* begin INFORMATION PROVIDED *

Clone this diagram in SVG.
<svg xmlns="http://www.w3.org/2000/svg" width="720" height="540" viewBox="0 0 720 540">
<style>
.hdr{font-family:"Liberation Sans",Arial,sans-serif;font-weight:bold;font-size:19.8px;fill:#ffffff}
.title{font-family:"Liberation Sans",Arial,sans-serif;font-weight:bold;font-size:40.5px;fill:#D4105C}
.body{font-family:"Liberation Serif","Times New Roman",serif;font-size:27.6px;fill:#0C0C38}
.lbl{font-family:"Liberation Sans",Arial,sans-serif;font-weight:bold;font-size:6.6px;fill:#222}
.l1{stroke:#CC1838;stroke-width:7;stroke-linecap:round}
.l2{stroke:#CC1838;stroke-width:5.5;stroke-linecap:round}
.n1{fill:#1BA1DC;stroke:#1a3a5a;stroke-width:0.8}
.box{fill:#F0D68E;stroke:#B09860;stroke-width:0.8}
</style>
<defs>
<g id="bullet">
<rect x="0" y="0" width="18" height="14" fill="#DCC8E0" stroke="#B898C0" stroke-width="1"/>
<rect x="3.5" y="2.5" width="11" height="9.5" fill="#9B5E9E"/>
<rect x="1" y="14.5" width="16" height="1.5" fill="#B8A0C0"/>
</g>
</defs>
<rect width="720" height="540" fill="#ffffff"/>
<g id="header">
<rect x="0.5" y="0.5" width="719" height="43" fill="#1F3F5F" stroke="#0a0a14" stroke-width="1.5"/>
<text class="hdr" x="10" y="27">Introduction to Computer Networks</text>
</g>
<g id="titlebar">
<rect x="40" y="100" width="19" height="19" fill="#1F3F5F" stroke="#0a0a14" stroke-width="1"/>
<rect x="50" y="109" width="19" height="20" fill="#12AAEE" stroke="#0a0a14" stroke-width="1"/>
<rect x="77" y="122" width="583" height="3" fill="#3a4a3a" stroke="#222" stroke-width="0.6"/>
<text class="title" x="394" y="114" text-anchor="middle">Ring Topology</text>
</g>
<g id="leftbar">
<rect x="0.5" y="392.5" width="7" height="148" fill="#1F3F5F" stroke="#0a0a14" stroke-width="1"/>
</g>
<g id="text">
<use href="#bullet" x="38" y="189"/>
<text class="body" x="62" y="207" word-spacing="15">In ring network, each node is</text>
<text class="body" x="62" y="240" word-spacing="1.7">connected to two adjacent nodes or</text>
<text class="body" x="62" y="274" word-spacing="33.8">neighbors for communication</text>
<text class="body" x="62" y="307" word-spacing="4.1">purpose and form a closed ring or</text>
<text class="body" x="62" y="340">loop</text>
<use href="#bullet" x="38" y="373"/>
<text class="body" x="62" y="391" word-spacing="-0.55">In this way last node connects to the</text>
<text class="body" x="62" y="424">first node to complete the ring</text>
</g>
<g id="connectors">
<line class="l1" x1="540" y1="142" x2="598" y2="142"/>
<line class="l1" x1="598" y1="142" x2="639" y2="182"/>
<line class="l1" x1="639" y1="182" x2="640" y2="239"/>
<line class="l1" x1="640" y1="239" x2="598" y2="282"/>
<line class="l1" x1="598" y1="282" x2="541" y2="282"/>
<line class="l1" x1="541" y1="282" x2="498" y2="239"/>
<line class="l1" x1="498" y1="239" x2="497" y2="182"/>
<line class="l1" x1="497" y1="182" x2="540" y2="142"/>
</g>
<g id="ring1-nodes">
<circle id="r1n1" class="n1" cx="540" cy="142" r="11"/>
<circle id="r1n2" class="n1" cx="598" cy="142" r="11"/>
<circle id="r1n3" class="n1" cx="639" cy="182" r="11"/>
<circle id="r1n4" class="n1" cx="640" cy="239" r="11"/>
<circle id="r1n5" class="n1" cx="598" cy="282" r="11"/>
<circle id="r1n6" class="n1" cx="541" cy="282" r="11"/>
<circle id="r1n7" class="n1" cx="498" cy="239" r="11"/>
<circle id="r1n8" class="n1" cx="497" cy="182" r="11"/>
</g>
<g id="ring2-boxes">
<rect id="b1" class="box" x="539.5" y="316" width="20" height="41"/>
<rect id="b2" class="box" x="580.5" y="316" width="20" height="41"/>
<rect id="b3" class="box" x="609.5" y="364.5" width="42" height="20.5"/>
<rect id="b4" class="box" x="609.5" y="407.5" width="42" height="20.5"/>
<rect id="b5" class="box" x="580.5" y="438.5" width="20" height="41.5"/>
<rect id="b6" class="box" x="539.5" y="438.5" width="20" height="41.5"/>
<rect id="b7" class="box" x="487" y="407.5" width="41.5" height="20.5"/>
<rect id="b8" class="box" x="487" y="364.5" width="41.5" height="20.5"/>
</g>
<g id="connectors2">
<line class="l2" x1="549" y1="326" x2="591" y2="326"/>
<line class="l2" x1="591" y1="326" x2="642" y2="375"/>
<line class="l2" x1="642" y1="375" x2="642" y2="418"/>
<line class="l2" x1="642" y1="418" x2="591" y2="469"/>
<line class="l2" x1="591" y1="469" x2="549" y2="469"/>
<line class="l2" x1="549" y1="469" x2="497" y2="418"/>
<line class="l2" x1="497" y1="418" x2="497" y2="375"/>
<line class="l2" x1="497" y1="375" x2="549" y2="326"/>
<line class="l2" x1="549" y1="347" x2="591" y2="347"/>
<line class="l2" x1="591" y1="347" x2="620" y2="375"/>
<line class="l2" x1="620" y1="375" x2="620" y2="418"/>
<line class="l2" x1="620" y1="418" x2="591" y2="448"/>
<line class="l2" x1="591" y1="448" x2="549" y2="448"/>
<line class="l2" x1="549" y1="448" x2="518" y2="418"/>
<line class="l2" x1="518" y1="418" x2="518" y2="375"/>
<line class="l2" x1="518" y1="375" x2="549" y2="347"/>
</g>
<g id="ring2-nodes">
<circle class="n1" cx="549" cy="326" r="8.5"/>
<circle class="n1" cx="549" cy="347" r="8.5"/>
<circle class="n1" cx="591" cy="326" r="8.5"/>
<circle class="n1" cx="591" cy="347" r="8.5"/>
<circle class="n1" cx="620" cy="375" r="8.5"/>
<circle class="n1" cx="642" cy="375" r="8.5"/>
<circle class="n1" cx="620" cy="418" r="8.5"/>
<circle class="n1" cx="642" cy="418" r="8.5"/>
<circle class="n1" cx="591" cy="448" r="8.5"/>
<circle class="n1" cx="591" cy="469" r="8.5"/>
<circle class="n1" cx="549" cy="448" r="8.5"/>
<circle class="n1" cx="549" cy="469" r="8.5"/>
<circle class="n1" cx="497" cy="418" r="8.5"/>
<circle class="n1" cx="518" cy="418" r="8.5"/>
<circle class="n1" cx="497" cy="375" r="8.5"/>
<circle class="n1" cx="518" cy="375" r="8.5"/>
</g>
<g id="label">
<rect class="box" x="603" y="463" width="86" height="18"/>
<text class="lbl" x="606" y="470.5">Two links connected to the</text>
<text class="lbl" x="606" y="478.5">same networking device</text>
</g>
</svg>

* end INFORMATION PROVIDED *

#### [WHAT TO PRODUCE]
Where a line above contains the word "this", copy that line.

#### [COMPLETED EXERCISE]
Clone this diagram in SVG.
<text class="body" x="62" y="391" word-spacing="-0.55">In this way last node connects to the</text>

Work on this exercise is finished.